On the felt, he won his first World Series of Poker gold bracelet in one of the largest events of the year, event No. 4 ($1,000 no-limit hold’em). Sung beat out 6,011 opponents to take home $771,106, along with the bracelet. Nine days later, he almost won his second bracelet in a very different event. Sung finished in third place in event No. 23 ($10,000 no-limit deuce-to-seven world championship) playing against some of the top players in the world in a small field of 96. His final-table opponents included eventual champion Nick Schulman, Ville Wahlbeck, John Juanda, David Benyamine, and Michael Binger.

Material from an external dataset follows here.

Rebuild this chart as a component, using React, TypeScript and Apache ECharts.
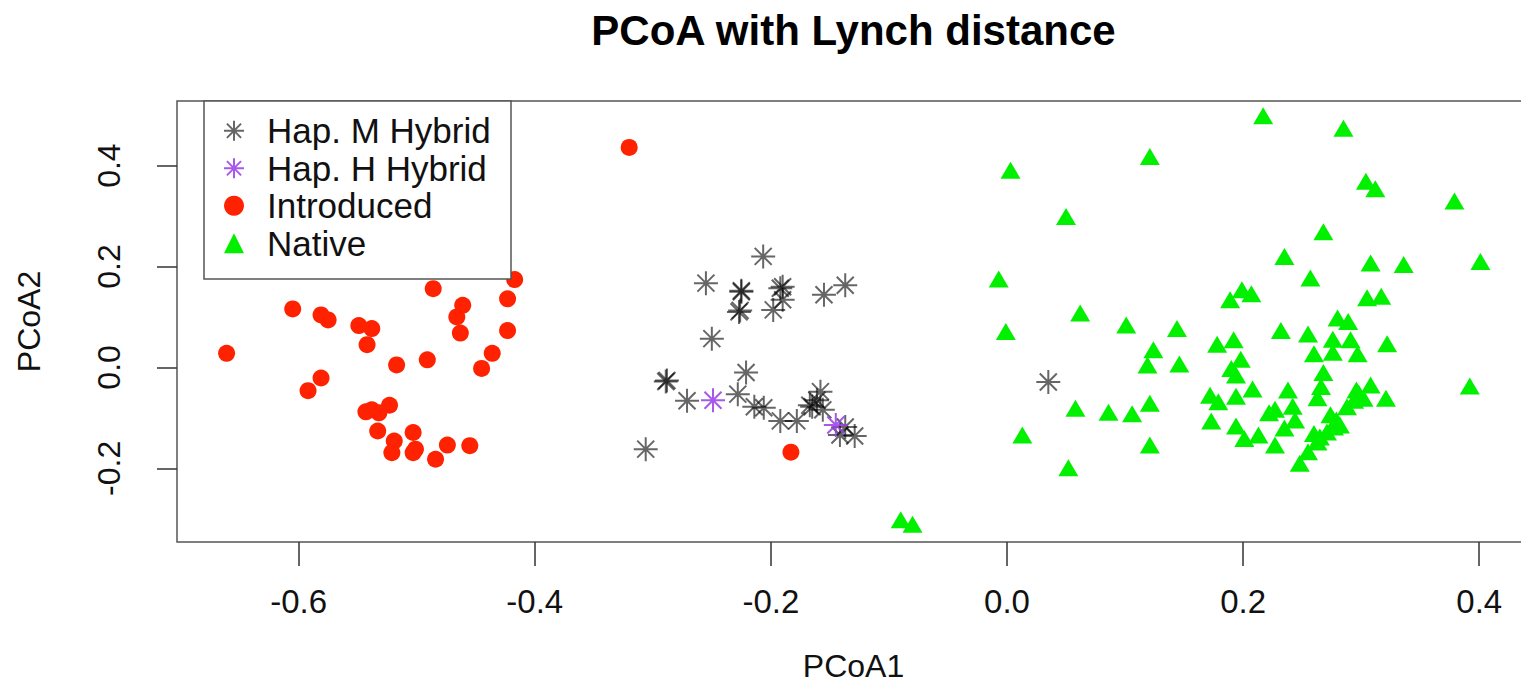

Card Player caught up with Sung in Las Vegas and he talked about the poker market in Asia and offered his thoughts about the performance he booked this past summer.

Ryan Lucchesi: You spent some time in Asia during the fall to play in the Asian Poker Tour event in Macau. What did you observe about the poker scene in China while you were there?

Steve Sung: The poker scene is pretty good. We are seeing more new faces, and the satellites are attracting more players.

RL: What do you think about your new role as a member of the APT’s Poker Pack, along with J.C. Tran, Nam Le, and Quinn Do?

SS: It is really good to be a part of something with my friends. It is fun to be an ambassador for poker in Asia. It is fun that we are starting it together.

RL: What forms of poker have caught on in the cash games in Asia?

SS: No-limit hold’em is it, and I think pot-limit Omaha will work into the mix eventually.

RL: Looking back on the World Series, now that we are a few months removed from it, what do you think allowed so many professional players to post such consistent results this summer?

SS: It was definitely the amount of chips they gave us. Three times the amount of chips will always help, plus the economy is doing so bad that everybody is stepping up their games.

RL: Which final table that you made this summer was the toughest?

SS: Deuce-to-seven, for sure; Nick Schulman and Ville Wahlbeck both played very well. When three people were left, I got really confident. After John Juanda went out, I felt anxious to win my second bracelet, but I couldn’t press the brakes.

In no-limit hold’em events, people bust out so quickly, so if you can get some chips early, that’s key. I got lucky in the event that I won. I was short. I see a lot of people get chips early, like Daniel Negreanu, who always cruises early in tournaments, but that tournament was a rollercoaster ride for me, and I got really lucky. I felt blessed to win.